## Data in this exercise
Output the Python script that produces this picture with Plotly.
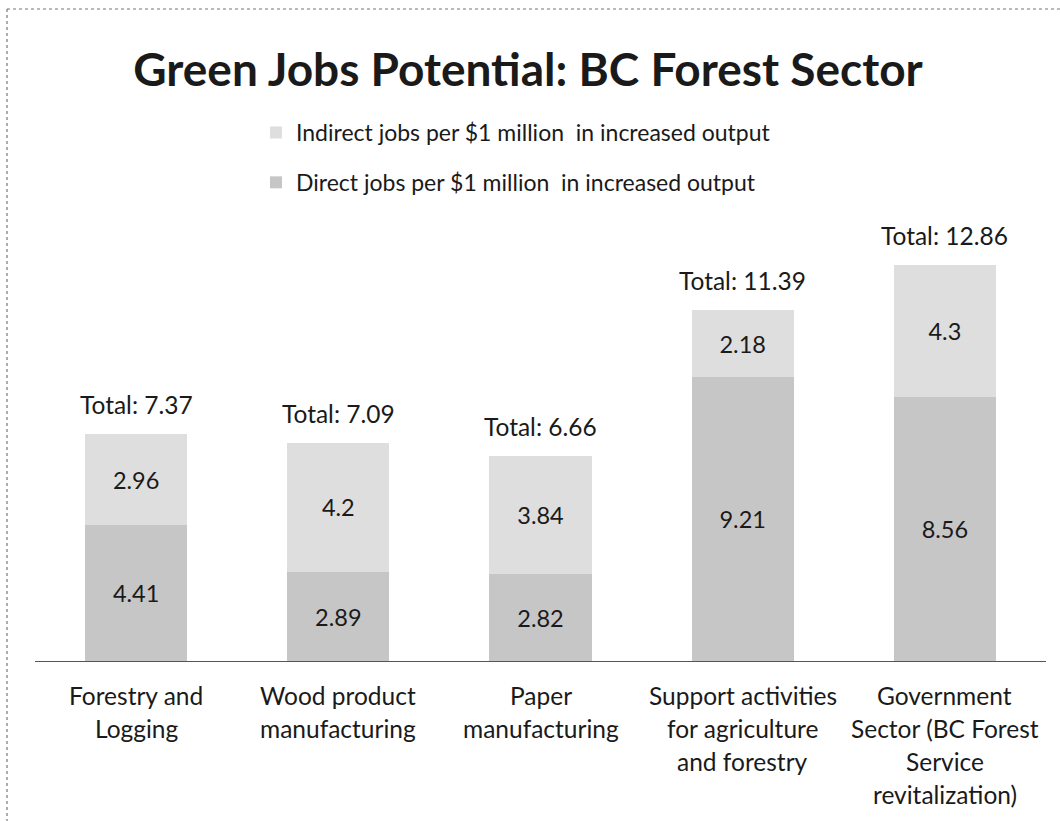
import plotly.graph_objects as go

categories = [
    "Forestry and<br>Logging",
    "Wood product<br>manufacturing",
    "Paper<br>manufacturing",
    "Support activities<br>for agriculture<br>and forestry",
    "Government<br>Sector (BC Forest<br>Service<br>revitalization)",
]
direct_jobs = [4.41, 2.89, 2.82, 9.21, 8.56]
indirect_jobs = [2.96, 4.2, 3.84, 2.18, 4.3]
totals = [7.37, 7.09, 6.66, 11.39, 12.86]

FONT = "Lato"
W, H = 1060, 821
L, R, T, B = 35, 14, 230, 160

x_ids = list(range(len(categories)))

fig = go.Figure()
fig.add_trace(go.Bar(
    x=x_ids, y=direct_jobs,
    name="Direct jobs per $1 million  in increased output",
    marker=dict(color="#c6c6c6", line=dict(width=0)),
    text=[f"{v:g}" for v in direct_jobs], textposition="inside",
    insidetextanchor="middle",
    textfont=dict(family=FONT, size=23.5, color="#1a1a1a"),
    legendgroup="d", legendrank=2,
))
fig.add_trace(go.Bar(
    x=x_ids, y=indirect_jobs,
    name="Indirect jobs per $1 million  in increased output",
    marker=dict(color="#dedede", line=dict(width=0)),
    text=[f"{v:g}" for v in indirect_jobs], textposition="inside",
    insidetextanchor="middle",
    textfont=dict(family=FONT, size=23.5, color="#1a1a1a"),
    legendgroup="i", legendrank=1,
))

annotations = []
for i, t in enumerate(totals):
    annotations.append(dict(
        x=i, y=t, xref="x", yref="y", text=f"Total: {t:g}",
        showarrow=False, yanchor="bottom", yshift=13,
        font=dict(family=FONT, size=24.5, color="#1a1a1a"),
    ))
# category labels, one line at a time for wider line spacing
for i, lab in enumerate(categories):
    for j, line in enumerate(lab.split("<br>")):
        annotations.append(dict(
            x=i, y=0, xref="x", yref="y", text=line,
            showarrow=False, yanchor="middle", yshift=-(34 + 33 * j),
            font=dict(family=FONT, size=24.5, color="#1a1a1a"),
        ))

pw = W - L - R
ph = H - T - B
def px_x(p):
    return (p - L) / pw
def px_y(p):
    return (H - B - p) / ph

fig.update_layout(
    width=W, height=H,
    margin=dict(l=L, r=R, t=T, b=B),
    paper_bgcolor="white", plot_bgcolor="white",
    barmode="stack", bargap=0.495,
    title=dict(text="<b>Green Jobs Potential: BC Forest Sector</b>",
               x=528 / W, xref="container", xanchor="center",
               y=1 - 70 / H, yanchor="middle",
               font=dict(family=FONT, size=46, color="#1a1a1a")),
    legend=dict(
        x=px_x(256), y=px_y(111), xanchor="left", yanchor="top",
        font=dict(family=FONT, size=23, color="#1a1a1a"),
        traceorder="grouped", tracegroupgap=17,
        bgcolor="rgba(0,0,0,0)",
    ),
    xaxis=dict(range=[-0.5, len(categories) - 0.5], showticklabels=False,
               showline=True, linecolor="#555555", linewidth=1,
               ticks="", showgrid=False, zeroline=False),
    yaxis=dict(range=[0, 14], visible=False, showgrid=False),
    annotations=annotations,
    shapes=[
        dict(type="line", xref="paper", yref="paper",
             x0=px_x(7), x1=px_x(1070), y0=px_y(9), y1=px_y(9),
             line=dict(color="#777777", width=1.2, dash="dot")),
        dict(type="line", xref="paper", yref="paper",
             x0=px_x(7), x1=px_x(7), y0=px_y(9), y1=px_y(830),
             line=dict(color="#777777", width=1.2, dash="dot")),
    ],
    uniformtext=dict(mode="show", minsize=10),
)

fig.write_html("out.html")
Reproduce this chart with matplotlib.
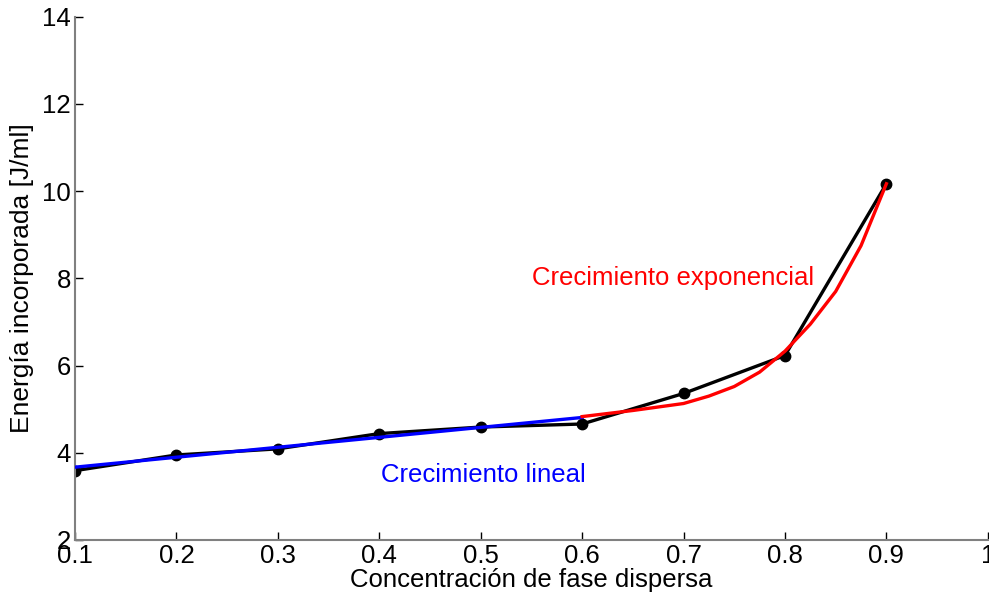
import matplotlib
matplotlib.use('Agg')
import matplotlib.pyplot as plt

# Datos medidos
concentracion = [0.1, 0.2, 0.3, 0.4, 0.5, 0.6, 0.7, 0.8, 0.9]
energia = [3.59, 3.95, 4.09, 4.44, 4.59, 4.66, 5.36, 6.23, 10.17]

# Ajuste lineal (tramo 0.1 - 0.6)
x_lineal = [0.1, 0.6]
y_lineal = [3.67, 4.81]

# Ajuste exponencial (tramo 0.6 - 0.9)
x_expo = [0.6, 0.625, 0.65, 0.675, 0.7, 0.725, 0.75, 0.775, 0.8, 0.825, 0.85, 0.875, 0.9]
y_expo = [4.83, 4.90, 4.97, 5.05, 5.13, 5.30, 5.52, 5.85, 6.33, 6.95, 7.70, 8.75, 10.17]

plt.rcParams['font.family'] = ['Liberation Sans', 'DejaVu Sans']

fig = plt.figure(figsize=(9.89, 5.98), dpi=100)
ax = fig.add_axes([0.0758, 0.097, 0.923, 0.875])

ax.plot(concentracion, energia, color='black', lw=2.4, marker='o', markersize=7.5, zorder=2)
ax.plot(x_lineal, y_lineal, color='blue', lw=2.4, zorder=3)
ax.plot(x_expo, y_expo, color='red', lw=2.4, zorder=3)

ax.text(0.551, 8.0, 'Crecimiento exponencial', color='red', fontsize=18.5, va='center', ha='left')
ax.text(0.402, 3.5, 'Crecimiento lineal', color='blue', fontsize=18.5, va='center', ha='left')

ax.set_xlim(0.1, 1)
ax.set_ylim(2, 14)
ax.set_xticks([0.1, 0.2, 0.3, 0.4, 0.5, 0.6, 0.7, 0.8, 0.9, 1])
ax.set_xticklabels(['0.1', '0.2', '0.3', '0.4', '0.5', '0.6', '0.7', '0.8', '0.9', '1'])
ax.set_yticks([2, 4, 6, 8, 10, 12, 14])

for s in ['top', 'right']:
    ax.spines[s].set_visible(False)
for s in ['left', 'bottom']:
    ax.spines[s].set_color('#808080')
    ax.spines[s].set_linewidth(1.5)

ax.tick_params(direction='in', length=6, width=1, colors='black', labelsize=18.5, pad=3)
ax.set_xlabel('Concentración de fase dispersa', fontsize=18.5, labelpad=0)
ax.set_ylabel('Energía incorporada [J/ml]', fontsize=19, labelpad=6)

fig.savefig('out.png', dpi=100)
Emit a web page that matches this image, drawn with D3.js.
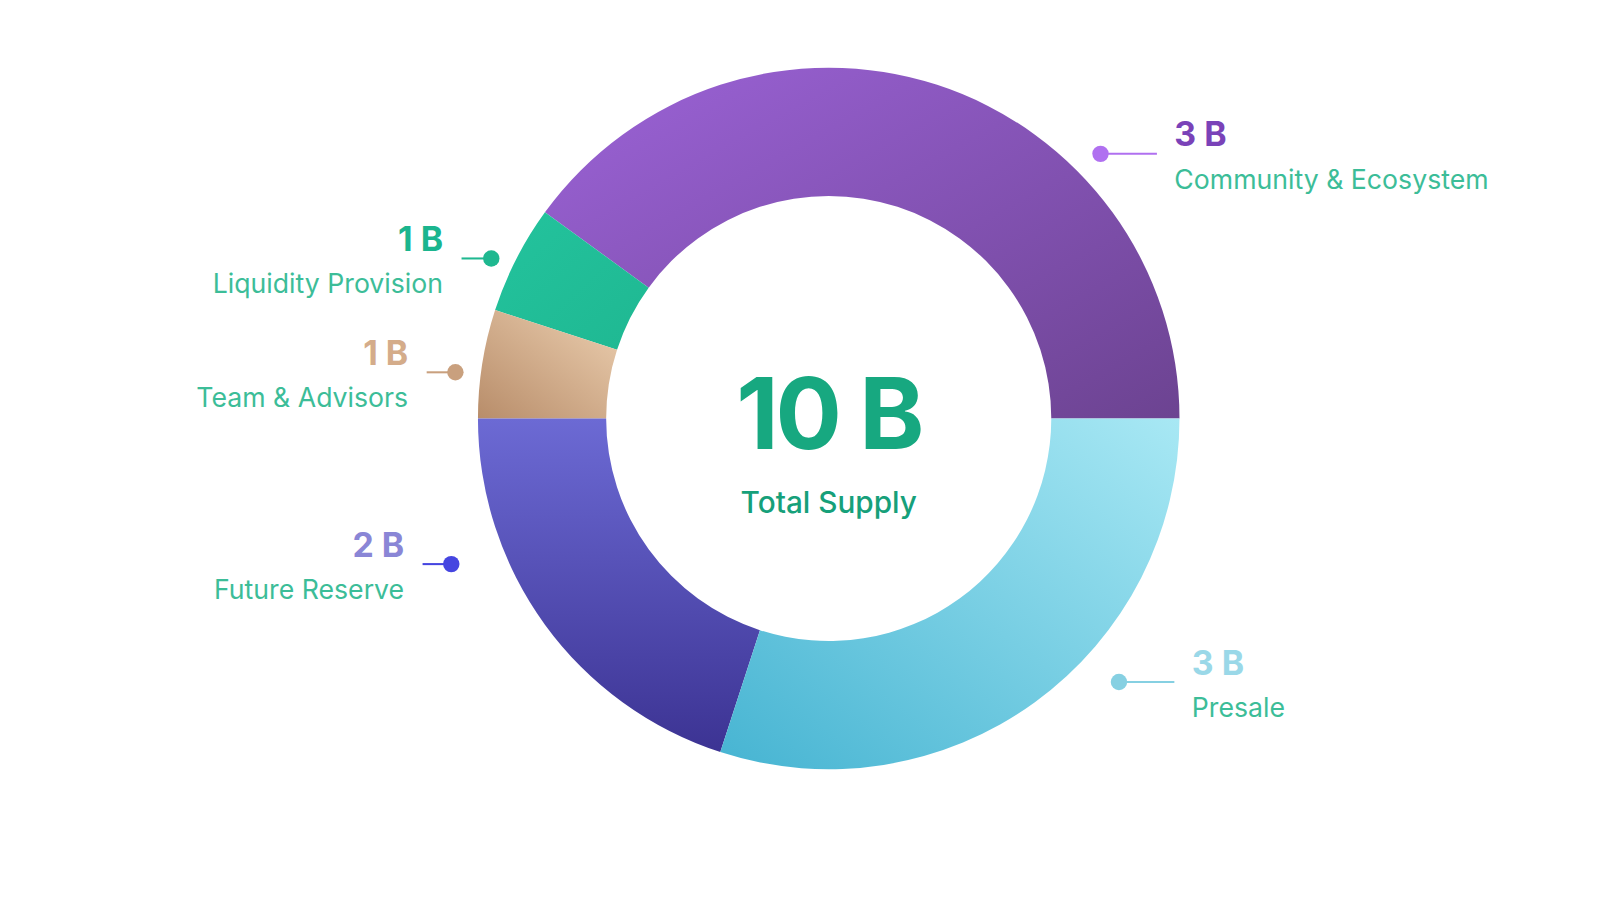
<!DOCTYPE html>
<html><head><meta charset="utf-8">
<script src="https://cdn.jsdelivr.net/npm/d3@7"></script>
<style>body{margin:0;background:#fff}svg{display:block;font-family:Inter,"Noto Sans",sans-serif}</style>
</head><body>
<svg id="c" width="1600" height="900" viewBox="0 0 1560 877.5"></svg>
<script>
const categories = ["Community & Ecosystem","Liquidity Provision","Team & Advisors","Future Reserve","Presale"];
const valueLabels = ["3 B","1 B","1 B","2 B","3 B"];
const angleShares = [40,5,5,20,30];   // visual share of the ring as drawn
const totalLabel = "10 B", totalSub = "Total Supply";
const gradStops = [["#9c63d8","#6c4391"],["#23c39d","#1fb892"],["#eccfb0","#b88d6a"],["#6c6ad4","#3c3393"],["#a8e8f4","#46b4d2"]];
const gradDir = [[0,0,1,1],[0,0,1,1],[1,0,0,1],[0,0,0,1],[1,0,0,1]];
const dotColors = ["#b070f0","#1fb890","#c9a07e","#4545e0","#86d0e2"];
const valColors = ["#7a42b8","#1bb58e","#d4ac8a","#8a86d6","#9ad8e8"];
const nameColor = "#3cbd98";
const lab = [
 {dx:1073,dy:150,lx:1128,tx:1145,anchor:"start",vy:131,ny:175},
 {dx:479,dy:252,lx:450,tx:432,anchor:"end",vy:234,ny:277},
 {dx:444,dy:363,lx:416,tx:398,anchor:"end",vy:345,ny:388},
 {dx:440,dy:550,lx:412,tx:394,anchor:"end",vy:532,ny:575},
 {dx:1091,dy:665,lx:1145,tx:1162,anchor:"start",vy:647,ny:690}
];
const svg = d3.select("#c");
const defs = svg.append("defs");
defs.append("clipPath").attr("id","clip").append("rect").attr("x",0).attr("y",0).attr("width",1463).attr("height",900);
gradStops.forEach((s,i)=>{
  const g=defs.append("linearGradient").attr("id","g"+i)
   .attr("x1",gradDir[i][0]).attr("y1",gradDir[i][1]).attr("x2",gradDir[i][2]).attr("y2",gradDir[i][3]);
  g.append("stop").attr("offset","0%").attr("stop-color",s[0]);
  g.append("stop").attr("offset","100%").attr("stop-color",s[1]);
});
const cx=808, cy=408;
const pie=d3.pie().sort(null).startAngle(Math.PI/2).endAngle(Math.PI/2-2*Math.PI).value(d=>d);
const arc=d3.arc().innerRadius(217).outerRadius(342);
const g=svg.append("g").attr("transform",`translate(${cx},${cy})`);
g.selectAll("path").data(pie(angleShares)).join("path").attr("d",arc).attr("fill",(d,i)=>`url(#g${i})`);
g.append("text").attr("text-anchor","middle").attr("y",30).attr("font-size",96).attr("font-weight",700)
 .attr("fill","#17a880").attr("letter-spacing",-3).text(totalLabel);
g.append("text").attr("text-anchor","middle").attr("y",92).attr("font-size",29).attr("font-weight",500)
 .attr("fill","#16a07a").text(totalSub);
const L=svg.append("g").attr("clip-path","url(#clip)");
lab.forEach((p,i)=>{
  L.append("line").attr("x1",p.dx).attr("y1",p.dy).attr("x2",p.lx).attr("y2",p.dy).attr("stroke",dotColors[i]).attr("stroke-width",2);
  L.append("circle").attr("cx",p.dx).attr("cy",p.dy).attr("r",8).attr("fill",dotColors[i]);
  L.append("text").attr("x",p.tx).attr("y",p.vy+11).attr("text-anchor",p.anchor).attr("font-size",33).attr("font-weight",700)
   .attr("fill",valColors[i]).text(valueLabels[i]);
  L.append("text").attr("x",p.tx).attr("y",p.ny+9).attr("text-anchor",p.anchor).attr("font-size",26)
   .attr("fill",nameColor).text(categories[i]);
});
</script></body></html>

## Your goal
Copy every line from the entries that contains the word "with".

## Exercise result
Output the Python script that produces this picture with Plotly.
Reproduce this chart with matplotlib.
Emit a web page that matches this image, drawn with D3.js.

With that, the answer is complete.